▶ [Required work]: Read the entries below and pull out each line with the string "matplotlib".
--------------------------------
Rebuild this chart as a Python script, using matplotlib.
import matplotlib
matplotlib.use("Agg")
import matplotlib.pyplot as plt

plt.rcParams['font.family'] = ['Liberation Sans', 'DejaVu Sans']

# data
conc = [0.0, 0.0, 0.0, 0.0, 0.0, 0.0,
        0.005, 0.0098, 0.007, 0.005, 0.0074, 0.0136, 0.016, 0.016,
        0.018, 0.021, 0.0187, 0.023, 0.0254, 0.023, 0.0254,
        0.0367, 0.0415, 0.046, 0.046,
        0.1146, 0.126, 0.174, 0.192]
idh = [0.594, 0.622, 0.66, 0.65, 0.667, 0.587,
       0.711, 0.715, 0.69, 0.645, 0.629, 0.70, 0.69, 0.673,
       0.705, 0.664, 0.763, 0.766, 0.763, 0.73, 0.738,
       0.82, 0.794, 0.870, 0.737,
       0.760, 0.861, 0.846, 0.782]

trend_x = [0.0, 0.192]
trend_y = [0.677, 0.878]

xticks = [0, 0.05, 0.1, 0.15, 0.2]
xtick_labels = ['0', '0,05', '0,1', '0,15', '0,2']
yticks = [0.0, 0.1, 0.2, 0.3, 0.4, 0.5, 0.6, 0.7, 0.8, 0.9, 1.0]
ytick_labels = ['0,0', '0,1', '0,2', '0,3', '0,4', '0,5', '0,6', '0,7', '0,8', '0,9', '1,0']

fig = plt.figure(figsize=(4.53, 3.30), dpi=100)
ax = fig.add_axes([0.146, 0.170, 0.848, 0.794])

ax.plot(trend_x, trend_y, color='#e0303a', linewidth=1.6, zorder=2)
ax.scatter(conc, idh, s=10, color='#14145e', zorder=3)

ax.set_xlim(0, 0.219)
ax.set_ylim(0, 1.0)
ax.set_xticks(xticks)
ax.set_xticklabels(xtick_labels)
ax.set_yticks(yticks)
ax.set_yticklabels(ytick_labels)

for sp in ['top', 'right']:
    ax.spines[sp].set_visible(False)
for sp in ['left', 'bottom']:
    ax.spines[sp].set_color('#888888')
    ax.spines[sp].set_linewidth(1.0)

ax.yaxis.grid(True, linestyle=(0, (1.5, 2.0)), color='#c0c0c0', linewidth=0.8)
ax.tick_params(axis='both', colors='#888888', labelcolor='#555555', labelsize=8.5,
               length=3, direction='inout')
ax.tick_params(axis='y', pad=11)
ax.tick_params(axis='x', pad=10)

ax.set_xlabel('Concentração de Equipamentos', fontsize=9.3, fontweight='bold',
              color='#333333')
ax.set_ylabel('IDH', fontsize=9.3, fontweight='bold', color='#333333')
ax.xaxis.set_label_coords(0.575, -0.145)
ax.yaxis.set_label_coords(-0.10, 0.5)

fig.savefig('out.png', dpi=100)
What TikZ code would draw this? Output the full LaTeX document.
--------------------------------
▶ [Solution]:
Rebuild this chart as a Python script, using matplotlib.
import matplotlib
matplotlib.use("Agg")
import matplotlib.pyplot as plt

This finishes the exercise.